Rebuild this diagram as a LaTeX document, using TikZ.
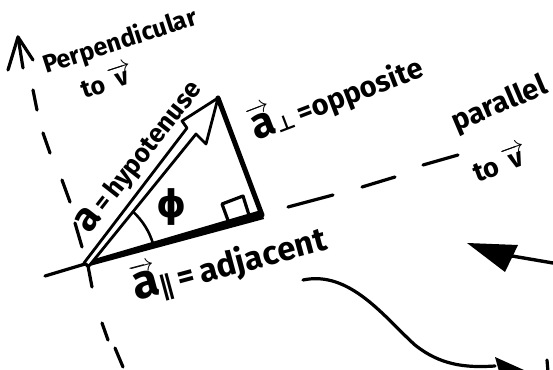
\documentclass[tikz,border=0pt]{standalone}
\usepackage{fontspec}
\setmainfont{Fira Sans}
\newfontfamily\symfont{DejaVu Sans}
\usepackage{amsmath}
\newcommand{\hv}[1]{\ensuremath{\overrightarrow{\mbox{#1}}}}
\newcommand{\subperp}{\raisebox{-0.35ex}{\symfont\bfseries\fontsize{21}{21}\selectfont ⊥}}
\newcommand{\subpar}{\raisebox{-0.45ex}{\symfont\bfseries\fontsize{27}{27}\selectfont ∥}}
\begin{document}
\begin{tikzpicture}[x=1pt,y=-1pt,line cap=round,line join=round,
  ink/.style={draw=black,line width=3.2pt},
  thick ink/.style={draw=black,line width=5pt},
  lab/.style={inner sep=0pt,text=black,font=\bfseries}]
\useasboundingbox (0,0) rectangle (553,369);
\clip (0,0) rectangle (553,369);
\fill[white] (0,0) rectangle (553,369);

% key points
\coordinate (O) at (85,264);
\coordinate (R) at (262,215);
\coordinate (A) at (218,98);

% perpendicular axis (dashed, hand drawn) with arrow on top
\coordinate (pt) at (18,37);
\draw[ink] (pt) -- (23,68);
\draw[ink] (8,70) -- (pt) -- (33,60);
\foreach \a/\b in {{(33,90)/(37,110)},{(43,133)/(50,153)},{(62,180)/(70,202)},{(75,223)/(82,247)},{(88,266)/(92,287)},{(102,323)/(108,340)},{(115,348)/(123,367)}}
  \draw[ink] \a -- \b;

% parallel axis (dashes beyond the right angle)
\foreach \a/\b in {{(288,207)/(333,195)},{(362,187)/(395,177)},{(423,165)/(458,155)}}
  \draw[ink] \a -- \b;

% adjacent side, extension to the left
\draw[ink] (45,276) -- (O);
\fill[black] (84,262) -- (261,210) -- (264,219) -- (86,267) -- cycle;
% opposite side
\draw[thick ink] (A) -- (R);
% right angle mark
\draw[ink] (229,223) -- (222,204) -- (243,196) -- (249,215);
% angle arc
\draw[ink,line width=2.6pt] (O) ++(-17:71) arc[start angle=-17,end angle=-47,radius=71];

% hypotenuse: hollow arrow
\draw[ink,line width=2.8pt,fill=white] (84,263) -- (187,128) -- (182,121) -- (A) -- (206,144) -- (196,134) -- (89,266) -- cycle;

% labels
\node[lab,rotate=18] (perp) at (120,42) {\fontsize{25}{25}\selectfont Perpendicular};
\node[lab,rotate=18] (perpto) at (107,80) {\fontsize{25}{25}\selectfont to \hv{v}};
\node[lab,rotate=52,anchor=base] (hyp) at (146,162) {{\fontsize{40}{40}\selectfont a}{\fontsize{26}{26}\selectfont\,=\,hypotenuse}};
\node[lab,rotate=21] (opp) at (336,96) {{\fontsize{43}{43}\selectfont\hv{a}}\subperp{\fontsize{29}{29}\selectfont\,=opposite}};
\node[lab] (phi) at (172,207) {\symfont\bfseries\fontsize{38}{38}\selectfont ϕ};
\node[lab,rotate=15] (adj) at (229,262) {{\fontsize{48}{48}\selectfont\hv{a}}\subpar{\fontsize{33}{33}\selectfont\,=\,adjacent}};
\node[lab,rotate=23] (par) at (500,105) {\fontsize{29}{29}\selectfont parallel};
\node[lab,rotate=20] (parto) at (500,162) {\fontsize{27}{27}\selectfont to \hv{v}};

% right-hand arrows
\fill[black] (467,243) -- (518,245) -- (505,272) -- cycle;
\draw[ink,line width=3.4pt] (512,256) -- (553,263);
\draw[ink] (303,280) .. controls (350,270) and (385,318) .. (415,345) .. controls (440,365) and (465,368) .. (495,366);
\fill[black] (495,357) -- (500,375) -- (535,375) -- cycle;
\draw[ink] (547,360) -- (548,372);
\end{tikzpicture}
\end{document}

--

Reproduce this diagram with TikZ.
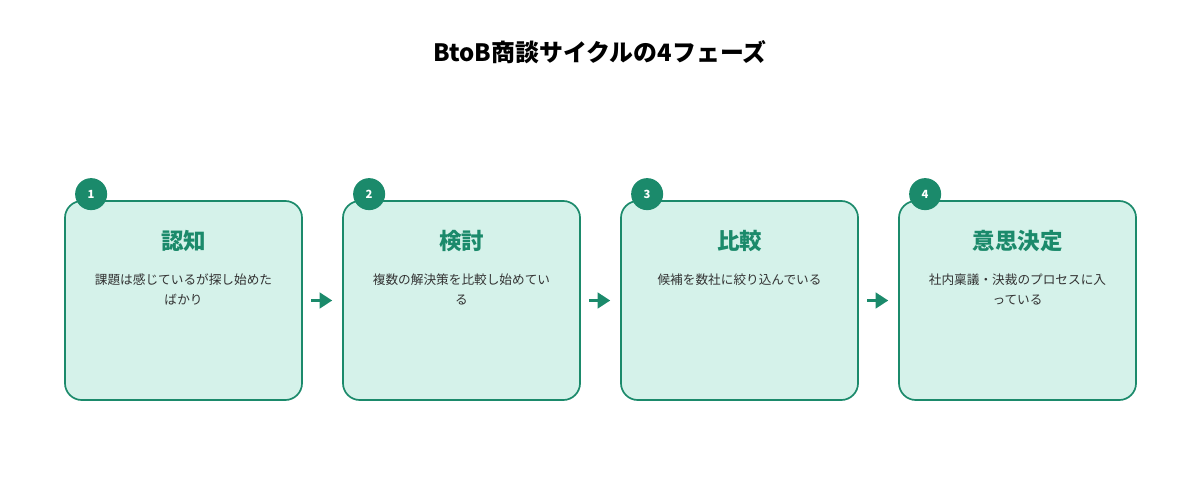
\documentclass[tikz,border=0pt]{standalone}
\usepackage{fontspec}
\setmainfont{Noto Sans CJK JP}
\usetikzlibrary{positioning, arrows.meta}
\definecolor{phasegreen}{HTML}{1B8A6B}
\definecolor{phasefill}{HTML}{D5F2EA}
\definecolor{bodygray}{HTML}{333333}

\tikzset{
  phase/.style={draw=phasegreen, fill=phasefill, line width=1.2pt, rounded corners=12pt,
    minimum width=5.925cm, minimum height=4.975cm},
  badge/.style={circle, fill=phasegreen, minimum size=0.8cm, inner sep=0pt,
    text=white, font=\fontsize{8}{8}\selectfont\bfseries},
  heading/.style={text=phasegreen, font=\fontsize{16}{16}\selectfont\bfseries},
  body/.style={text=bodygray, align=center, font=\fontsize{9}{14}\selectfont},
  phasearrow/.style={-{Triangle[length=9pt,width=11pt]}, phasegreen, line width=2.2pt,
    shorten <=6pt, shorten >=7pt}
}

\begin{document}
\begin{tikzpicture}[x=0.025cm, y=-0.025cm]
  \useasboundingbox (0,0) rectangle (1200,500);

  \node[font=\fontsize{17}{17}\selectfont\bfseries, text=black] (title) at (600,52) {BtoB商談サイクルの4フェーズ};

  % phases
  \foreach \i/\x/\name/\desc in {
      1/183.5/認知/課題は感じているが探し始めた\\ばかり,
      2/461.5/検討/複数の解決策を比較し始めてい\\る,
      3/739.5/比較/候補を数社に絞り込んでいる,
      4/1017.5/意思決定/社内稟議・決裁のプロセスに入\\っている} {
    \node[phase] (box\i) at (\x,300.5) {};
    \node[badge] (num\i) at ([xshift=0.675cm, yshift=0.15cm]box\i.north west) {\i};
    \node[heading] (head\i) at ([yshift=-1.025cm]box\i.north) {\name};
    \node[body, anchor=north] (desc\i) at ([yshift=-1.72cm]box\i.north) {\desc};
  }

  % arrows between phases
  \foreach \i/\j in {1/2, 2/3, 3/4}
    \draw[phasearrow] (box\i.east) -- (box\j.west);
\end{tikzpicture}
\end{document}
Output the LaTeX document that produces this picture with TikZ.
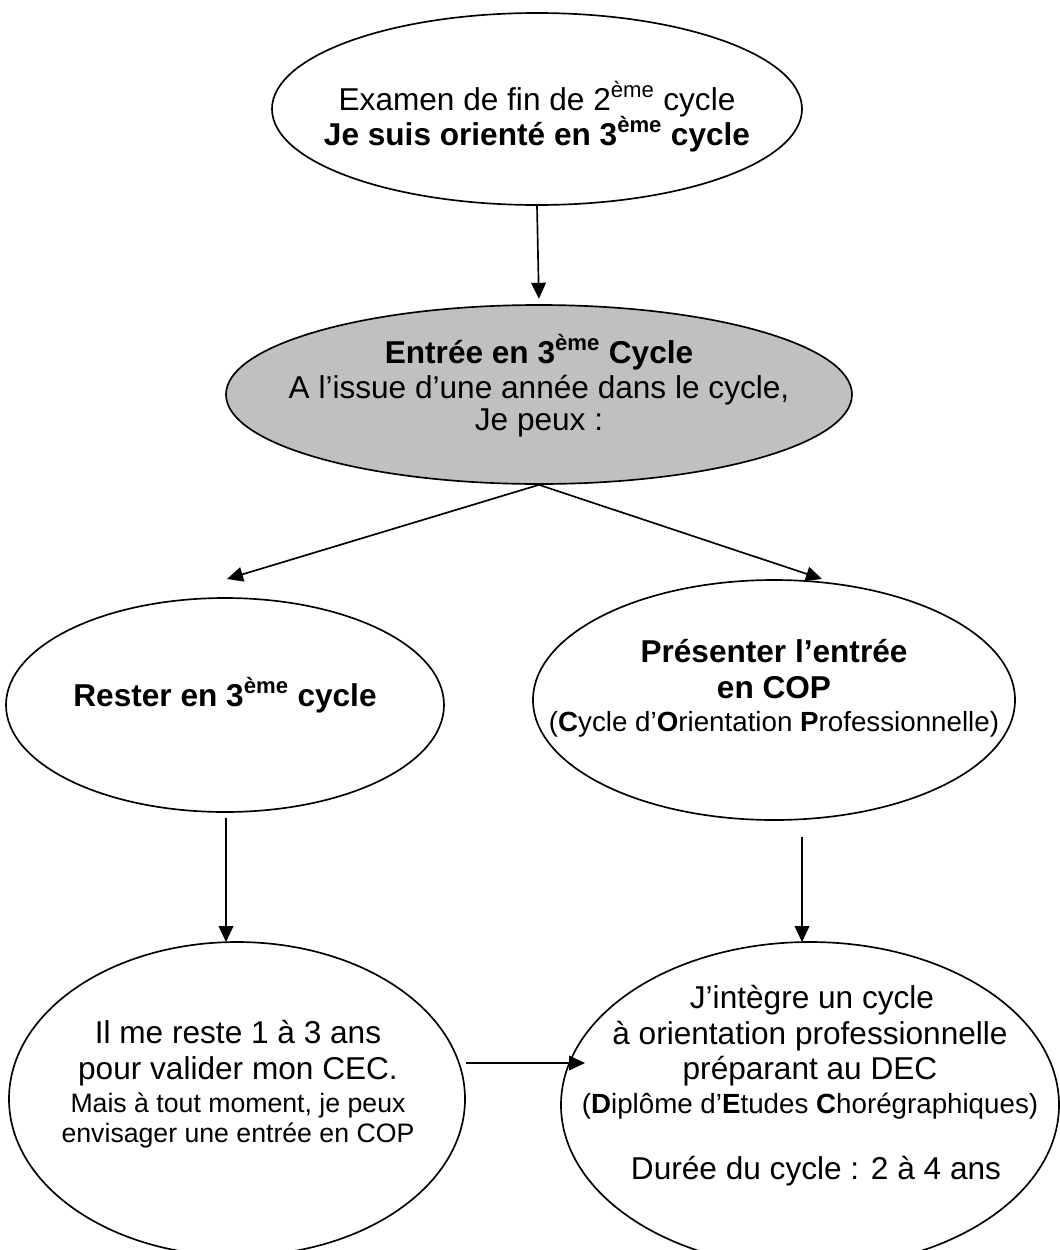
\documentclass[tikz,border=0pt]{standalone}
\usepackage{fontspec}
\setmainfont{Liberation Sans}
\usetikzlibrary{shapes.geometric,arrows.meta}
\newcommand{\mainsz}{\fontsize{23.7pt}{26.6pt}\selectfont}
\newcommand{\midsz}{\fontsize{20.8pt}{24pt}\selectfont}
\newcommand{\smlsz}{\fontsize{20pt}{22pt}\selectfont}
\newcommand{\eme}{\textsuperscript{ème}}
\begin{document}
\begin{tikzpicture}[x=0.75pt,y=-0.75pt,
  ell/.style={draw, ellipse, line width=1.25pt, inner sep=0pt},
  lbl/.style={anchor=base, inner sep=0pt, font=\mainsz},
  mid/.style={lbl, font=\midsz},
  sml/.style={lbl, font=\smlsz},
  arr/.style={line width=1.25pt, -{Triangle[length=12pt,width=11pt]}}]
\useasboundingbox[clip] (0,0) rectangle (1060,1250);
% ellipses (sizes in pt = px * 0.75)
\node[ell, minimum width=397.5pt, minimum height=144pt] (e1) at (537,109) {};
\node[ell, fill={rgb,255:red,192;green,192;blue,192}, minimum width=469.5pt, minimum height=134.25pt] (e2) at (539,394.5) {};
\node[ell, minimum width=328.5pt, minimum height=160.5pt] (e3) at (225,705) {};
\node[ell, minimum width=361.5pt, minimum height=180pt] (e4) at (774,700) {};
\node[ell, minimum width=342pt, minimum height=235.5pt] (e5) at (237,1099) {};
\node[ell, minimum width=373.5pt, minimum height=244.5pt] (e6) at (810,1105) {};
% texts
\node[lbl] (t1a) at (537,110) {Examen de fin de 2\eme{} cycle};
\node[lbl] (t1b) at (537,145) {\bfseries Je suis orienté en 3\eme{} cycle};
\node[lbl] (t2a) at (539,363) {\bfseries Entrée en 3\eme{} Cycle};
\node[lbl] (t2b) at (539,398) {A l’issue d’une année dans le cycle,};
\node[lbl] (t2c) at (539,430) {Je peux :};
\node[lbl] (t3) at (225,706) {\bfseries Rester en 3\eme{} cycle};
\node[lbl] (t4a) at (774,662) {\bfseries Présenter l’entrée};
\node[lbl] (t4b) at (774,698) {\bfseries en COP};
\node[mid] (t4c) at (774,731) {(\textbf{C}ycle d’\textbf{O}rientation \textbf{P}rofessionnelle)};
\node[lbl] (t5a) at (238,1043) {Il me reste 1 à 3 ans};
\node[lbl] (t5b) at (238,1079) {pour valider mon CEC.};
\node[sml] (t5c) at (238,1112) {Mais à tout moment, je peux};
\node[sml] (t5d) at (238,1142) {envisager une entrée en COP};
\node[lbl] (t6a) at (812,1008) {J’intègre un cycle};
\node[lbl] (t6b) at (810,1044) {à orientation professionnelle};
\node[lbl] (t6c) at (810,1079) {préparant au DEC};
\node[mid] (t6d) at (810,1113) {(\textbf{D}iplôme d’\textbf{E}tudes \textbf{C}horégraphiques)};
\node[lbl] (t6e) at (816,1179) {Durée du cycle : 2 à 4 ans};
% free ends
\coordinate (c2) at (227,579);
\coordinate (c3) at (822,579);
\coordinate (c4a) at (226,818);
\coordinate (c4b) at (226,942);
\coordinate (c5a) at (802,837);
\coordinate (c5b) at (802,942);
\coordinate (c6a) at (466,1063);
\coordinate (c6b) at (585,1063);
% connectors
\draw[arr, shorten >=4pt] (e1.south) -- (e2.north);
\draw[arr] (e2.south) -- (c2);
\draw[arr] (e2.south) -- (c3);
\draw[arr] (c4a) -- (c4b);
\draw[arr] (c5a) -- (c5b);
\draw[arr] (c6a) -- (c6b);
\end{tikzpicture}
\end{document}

--

● **Problem statement**
Look through the material above. Copy each line where the word "diagram" appears.

● **Output below**
Rebuild this diagram as a LaTeX document, using TikZ.
Reproduce this diagram with TikZ.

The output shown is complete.